I’m not complaining by any means, I absolutely love this crazy, manure-filled life and I’m getting pretty good at organizing the wild tornadoes that make up the ever-swirling storm around me. Nevertheless, it doesn’t mean I’m a bad wife or mom for getting a bit nostalgic when I think back to a time when my schedule was the only one I worried about, the house was only messy when I was the one that made it that way and nobody would have a meltdown if I didn’t have supper on the table by 6 p.m. It doesn’t even mean I’m a bad person for looking forward to the near future when I can once again enjoy a hot meal and not have to plan my anything-but-common getaways in three-hour windows so I can be back in time to feed the baby. 

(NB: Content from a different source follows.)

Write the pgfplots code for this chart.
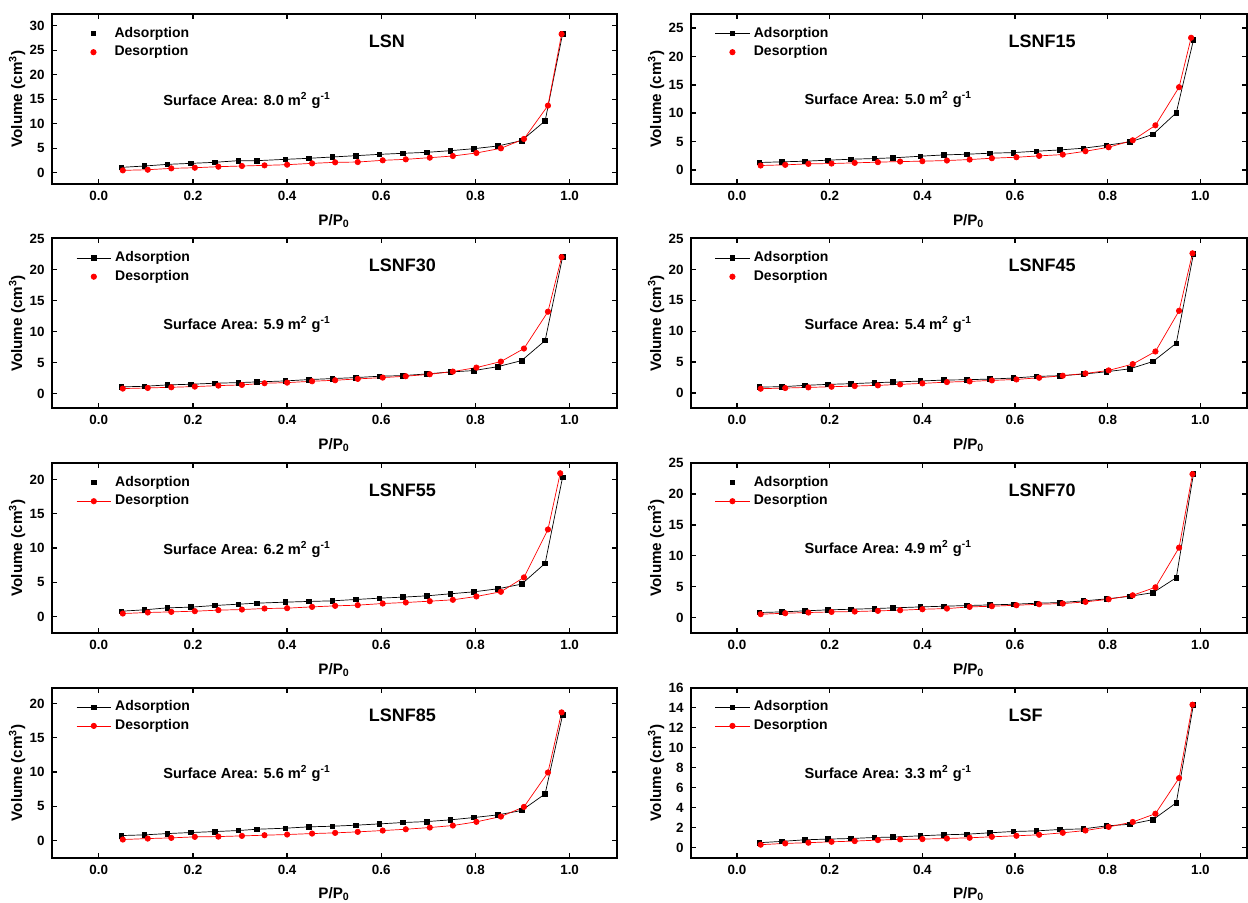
\documentclass[border=0pt]{standalone}
\usepackage{pgfplots}
\usepackage{pgfplotstable}
\usepackage{fontspec}
\setmainfont{Liberation Sans}
\pgfplotsset{compat=1.18}

\pgfplotstableread{
xa ya xd yd
0.048 1.09 0.051 0.48
0.097 1.37 0.104 0.61
0.146 1.71 0.154 0.89
0.196 1.91 0.204 1.02
0.246 2.12 0.254 1.23
0.296 2.46 0.304 1.37
0.336 2.46 0.352 1.50
0.396 2.73 0.400 1.64
0.446 2.94 0.453 1.91
0.496 3.21 0.502 2.12
0.546 3.48 0.550 2.18
0.596 3.75 0.603 2.53
0.646 3.96 0.652 2.73
0.697 4.16 0.703 3.07
0.747 4.50 0.752 3.41
0.797 4.91 0.802 4.03
0.848 5.46 0.854 4.98
0.898 6.55 0.903 6.89
0.948 10.58 0.954 13.7
0.985 28.3 0.983 28.3
}\LSN
\pgfplotstableread{
xa ya xd yd
0.048 1.29 0.051 0.76
0.097 1.41 0.104 0.88
0.146 1.52 0.154 1.05
0.196 1.70 0.204 1.11
0.246 1.87 0.254 1.23
0.296 1.99 0.304 1.35
0.336 2.11 0.352 1.46
0.396 2.40 0.400 1.52
0.446 2.63 0.453 1.64
0.496 2.75 0.502 1.81
0.546 2.93 0.550 2.05
0.596 3.04 0.603 2.22
0.646 3.28 0.652 2.46
0.697 3.51 0.703 2.69
0.747 3.81 0.752 3.28
0.797 4.33 0.802 3.98
0.848 4.92 0.854 5.21
0.898 6.26 0.903 7.85
0.948 10.07 0.954 14.58
0.985 22.9 0.980 23.3
}\LSNFa
\pgfplotstableread{
xa ya xd yd
0.048 1.08 0.051 0.81
0.097 1.18 0.104 0.91
0.146 1.40 0.154 1.02
0.196 1.51 0.204 1.13
0.246 1.67 0.254 1.29
0.296 1.77 0.304 1.40
0.336 1.88 0.352 1.67
0.396 2.04 0.400 1.77
0.446 2.26 0.453 1.99
0.496 2.42 0.502 2.15
0.546 2.58 0.550 2.37
0.596 2.80 0.603 2.58
0.646 2.90 0.652 2.80
0.697 3.17 0.703 3.12
0.747 3.49 0.752 3.55
0.797 3.71 0.802 4.19
0.848 4.35 0.854 5.16
0.898 5.32 0.903 7.26
0.948 8.55 0.954 13.2
0.985 22.0 0.983 22.0
}\LSNFb
\pgfplotstableread{
xa ya xd yd
0.048 0.97 0.051 0.70
0.097 1.02 0.104 0.81
0.146 1.24 0.154 0.91
0.196 1.40 0.204 1.02
0.246 1.51 0.254 1.13
0.296 1.67 0.304 1.24
0.336 1.77 0.352 1.40
0.396 1.94 0.400 1.56
0.446 2.10 0.453 1.77
0.496 2.15 0.502 1.88
0.546 2.26 0.550 2.04
0.596 2.42 0.603 2.20
0.646 2.69 0.652 2.47
0.697 2.80 0.703 2.80
0.747 3.06 0.752 3.17
0.797 3.44 0.802 3.66
0.848 3.92 0.854 4.68
0.898 5.11 0.903 6.72
0.948 8.06 0.954 13.3
0.985 22.5 0.983 22.6
}\LSNFc
\pgfplotstableread{
xa ya xd yd
0.048 0.78 0.051 0.44
0.097 0.98 0.104 0.59
0.146 1.27 0.154 0.68
0.196 1.37 0.204 0.78
0.246 1.61 0.254 0.93
0.296 1.80 0.304 1.02
0.336 1.95 0.352 1.17
0.396 2.10 0.400 1.22
0.446 2.20 0.453 1.41
0.496 2.29 0.502 1.56
0.546 2.49 0.550 1.66
0.596 2.68 0.603 1.90
0.646 2.83 0.652 2.05
0.697 3.02 0.703 2.24
0.747 3.32 0.752 2.44
0.797 3.61 0.802 2.93
0.848 4.05 0.854 3.61
0.898 4.73 0.903 5.71
0.948 7.76 0.954 12.7
0.985 20.3 0.980 20.9
}\LSNFd
\pgfplotstableread{
xa ya xd yd
0.048 0.81 0.051 0.54
0.097 0.91 0.104 0.70
0.146 1.08 0.154 0.81
0.196 1.24 0.204 0.91
0.246 1.34 0.254 0.97
0.296 1.45 0.304 1.08
0.336 1.56 0.352 1.18
0.396 1.72 0.400 1.34
0.446 1.83 0.453 1.45
0.496 1.94 0.502 1.72
0.546 2.04 0.550 1.83
0.596 2.15 0.603 1.99
0.646 2.31 0.652 2.15
0.697 2.42 0.703 2.26
0.747 2.69 0.752 2.53
0.797 3.01 0.802 2.96
0.848 3.44 0.854 3.60
0.898 4.03 0.903 4.89
0.948 6.45 0.954 11.3
0.985 23.2 0.983 23.2
}\LSNFe
\pgfplotstableread{
xa ya xd yd
0.048 0.73 0.051 0.15
0.097 0.83 0.104 0.29
0.146 1.02 0.154 0.39
0.196 1.17 0.204 0.54
0.246 1.31 0.254 0.58
0.296 1.46 0.304 0.68
0.336 1.65 0.352 0.78
0.396 1.80 0.400 0.88
0.446 2.00 0.453 1.02
0.496 2.09 0.502 1.12
0.546 2.24 0.550 1.27
0.596 2.43 0.603 1.46
0.646 2.63 0.652 1.65
0.697 2.77 0.703 1.90
0.747 3.02 0.752 2.19
0.797 3.36 0.802 2.73
0.848 3.75 0.854 3.50
0.898 4.38 0.903 4.91
0.948 6.81 0.954 9.93
0.985 18.3 0.983 18.7
}\LSNFf
\pgfplotstableread{
xa ya xd yd
0.048 0.50 0.051 0.30
0.097 0.63 0.104 0.43
0.146 0.79 0.154 0.50
0.196 0.86 0.204 0.59
0.246 0.92 0.254 0.66
0.296 1.02 0.304 0.76
0.336 1.06 0.352 0.83
0.396 1.19 0.400 0.86
0.446 1.29 0.453 0.92
0.496 1.35 0.502 0.99
0.546 1.49 0.550 1.09
0.596 1.62 0.603 1.19
0.646 1.68 0.652 1.29
0.697 1.82 0.703 1.49
0.747 1.88 0.752 1.72
0.797 2.18 0.802 2.08
0.848 2.34 0.854 2.57
0.898 2.81 0.903 3.40
0.948 4.49 0.954 6.96
0.985 14.3 0.983 14.3
}\LSF

\pgfplotsset{
  iso/.style={
    scale only axis, height=85pt,
    xmin=-0.1, xmax=1.1,
    xtick={0,0.2,0.4,0.6,0.8,1},
    axis line style={line width=1pt},
    tick style={line width=0.7pt, black},
    major tick length=2.5pt,
    tick align=inside,
    /pgf/number format/assume math mode=true,
    ticklabel style={font=\bfseries\fontsize{6.7}{7}\selectfont},
    xticklabel style={/pgf/number format/.cd, fixed, fixed zerofill, precision=1},
    yticklabel style={/pgf/number format/.cd, fixed, precision=0},
    xlabel={P/P\textsubscript{0}},
    ylabel={Volume (cm\textsuperscript{3})},
    label style={font=\bfseries\fontsize{7.6}{8}\selectfont},
    ylabel style={yshift=-4.6pt},
    legend style={draw=none, fill=none, at={(0.043,0.95)}, anchor=north west,
      font=\bfseries\fontsize{7}{8}\selectfont, row sep=-1.2pt, inner sep=0pt},
    legend cell align=left,
  },
  ads/.style={black, line width=0.35pt, mark=square*, mark size=1.15pt},
  des/.style={red, line width=0.35pt, mark=*, mark size=1.35pt},
  mo/.style={legend image code/.code={%
      \path[draw=none, fill=none] (0cm,-1pt) rectangle (0.6cm,1pt);
      \draw[##1, only marks] plot coordinates {(0.3cm,0cm)};}},
}
\tikzset{
  ttl/.style={anchor=west, font=\bfseries\fontsize{9}{10}\selectfont},
  sa/.style={anchor=west, font=\bfseries\fontsize{7.3}{8}\selectfont},
}

\begin{document}
\begin{tikzpicture}
\useasboundingbox (0,0) rectangle (624pt,451.5pt);

% Row 1 left: LSN
\begin{axis}[iso, width=282.5pt, at={(25.85pt,359.5pt)}, anchor=south west,
  ymin=-2.3, ymax=32.4, ytick={0,5,...,30}]
\addplot[ads, mo] table[x=xa, y=ya] {\LSN};
\addplot[des, mo] table[x=xd, y=yd] {\LSN};
\legend{Adsorption, Desorption}
\node[ttl] at (rel axis cs:0.549,0.84) {LSN};
\node[sa] at (rel axis cs:0.185,0.494) {Surface Area: 8.0 m\textsuperscript{2} g\textsuperscript{-1}};
\end{axis}

% Row 1 right: LSNF15
\begin{axis}[iso, width=278pt, at={(345.35pt,359.5pt)}, anchor=south west,
  ymin=-2.5, ymax=27.5, ytick={0,5,...,25}]
\addplot[ads] table[x=xa, y=ya] {\LSNFa};
\addplot[des, mo] table[x=xd, y=yd] {\LSNFa};
\legend{Adsorption, Desorption}
\node[ttl] at (rel axis cs:0.559,0.84) {LSNF15};
\node[sa] at (rel axis cs:0.192,0.497) {Surface Area: 5.0 m\textsuperscript{2} g\textsuperscript{-1}};
\end{axis}

% Row 2 left: LSNF30
\begin{axis}[iso, width=282.5pt, at={(25.85pt,247.25pt)}, anchor=south west,
  ymin=-2.4, ymax=25, ytick={0,5,...,25}]
\addplot[ads] table[x=xa, y=ya] {\LSNFb};
\addplot[des, mo] table[x=xd, y=yd] {\LSNFb};
\legend{Adsorption, Desorption}
\node[ttl] at (rel axis cs:0.549,0.84) {LSNF30};
\node[sa] at (rel axis cs:0.185,0.494) {Surface Area: 5.9 m\textsuperscript{2} g\textsuperscript{-1}};
\end{axis}

% Row 2 right: LSNF45
\begin{axis}[iso, width=278pt, at={(345.35pt,247.25pt)}, anchor=south west,
  ymin=-2.5, ymax=25, ytick={0,5,...,25}]
\addplot[ads] table[x=xa, y=ya] {\LSNFc};
\addplot[des, mo] table[x=xd, y=yd] {\LSNFc};
\legend{Adsorption, Desorption}
\node[ttl] at (rel axis cs:0.559,0.84) {LSNF45};
\node[sa] at (rel axis cs:0.192,0.497) {Surface Area: 5.4 m\textsuperscript{2} g\textsuperscript{-1}};
\end{axis}

% Row 3 left: LSNF55
\begin{axis}[iso, width=282.5pt, at={(25.85pt,135pt)}, anchor=south west,
  ymin=-2.4, ymax=22.4, ytick={0,5,...,20}]
\addplot[ads, mo] table[x=xa, y=ya] {\LSNFd};
\addplot[des] table[x=xd, y=yd] {\LSNFd};
\legend{Adsorption, Desorption}
\node[ttl] at (rel axis cs:0.549,0.84) {LSNF55};
\node[sa] at (rel axis cs:0.185,0.494) {Surface Area: 6.2 m\textsuperscript{2} g\textsuperscript{-1}};
\end{axis}

% Row 3 right: LSNF70
\begin{axis}[iso, width=278pt, at={(345.35pt,135pt)}, anchor=south west,
  ymin=-2.5, ymax=25, ytick={0,5,...,25}]
\addplot[ads, mo] table[x=xa, y=ya] {\LSNFe};
\addplot[des] table[x=xd, y=yd] {\LSNFe};
\legend{Adsorption, Desorption}
\node[ttl] at (rel axis cs:0.559,0.84) {LSNF70};
\node[sa] at (rel axis cs:0.192,0.497) {Surface Area: 4.9 m\textsuperscript{2} g\textsuperscript{-1}};
\end{axis}

% Row 4 left: LSNF85
\begin{axis}[iso, width=282.5pt, at={(25.85pt,22.65pt)}, anchor=south west,
  ymin=-2.5, ymax=22.3, ytick={0,5,...,20}]
\addplot[ads] table[x=xa, y=ya] {\LSNFf};
\addplot[des] table[x=xd, y=yd] {\LSNFf};
\legend{Adsorption, Desorption}
\node[ttl] at (rel axis cs:0.549,0.84) {LSNF85};
\node[sa] at (rel axis cs:0.185,0.494) {Surface Area: 5.6 m\textsuperscript{2} g\textsuperscript{-1}};
\end{axis}

% Row 4 right: LSF
\begin{axis}[iso, width=278pt, at={(345.35pt,22.65pt)}, anchor=south west,
  ymin=-1, ymax=16, ytick={0,2,...,16}]
\addplot[ads] table[x=xa, y=ya] {\LSF};
\addplot[des] table[x=xd, y=yd] {\LSF};
\legend{Adsorption, Desorption}
\node[ttl] at (rel axis cs:0.559,0.84) {LSF};
\node[sa] at (rel axis cs:0.192,0.497) {Surface Area: 3.3 m\textsuperscript{2} g\textsuperscript{-1}};
\end{axis}
\end{tikzpicture}
\end{document}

It’s just life, one phase after another and I just happen to be smackdab in the middle of one that’s smelly, messy, and doesn’t allow for a lot of “me” time. Before I know it, I’ll be in a new phase, sitting in a clean(er), quiet house, eating a hot meal with Favorite Farmer and having a conversation that doesn’t get interrupted 45 times. I have no doubt we’ll revel in it but I also have a feeling we’ll find ourselves wistfully looking back at the time in our lives when the house was full of scab-kneed kids and there was never a dull moment…and probably looking forward to the day our house is once again bursting at the seams with little people and chaos.

Until we’re there though, I’ll keep kissing the ouchies away, picking the peppers out of the pizza, and will try not to feel bad for sticking my head in the freezer every once in a while, dreaming of days past or years ahead. I will never, ever judge my mother again for all those times we saw her sneaking off with book in hand, looking for a little “me” time that I have a feeling was never quite long or often enough.